何かの概念の悪いところを捨てて、いいところだけ保存するということです。
これであれば、わざわざ二つを組み合わせたり意見を対立させたりする必要はありません。一つの概念から悪いところだけ捨てていけば、より良いものに変わっていくからです。
実際に僕が行っていたアウフヘーベンを、遠隔ヒーリングの例で挙げてみます。
ヒーリングの世界では遠隔ヒーリングを行う際に、名前の他に受ける方の住所と生年月日、または写真が必要というのが常識となっていました。
ただあまりに多くの個人情報を得てしまうと、情報漏洩の際にこわいですし、僕自身は情報を管理する手間が大変だと思っていました。そして経験を積むにつれて「こんなに個人情報いらないでしょ」という思いもわいてきました。
そこで実際にどのくらいまで情報を削っても遠隔ヒーリングが行えるのか試そうと思ったのです。
具体的にどのような手順で行ったのか失念してしまいましたが、試行錯誤しながら検証していくと、最終的に名前だけでも全く問題なく行えると判明しました。
このように住所、生年月日、写真も必要だという元の概念からアウフヘーベン(捨てて保存する)すると、名前だけで遠隔ヒーリングが行えるという新たな概念が生まれたのです。

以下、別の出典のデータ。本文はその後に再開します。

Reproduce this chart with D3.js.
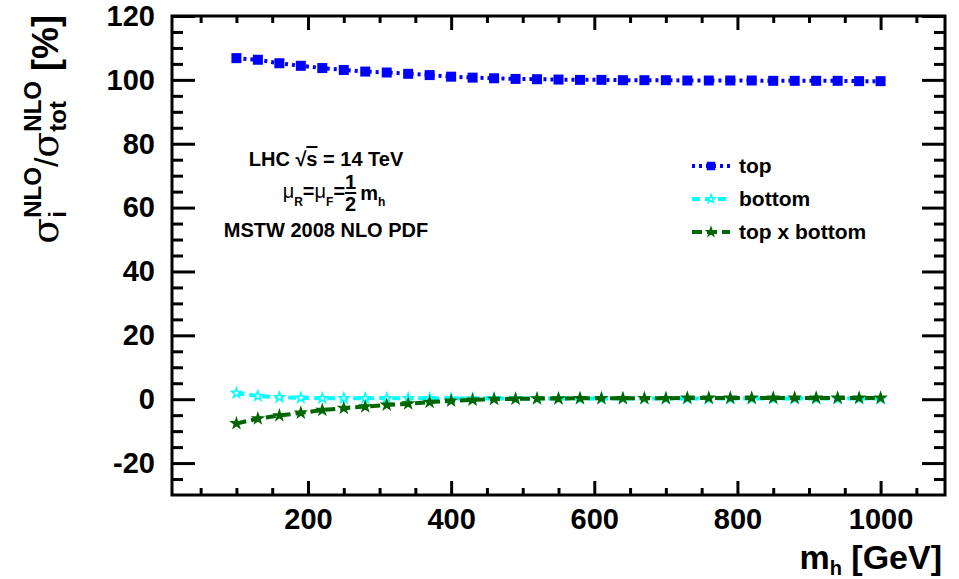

当時はヘーゲルのアウフヘーベンなんて知りもしませんでしたが、哲学を学んで過去を振り返ってみると、意外にも自然とこういったことを行っているんだなと気付かされます。
元の概念から悪いところを捨てていいところだけ保存する、というのは仕事だけに限らず日常生活のあらゆるところに使えそうな考えですから、この先もどんどんと活用していきたいものです。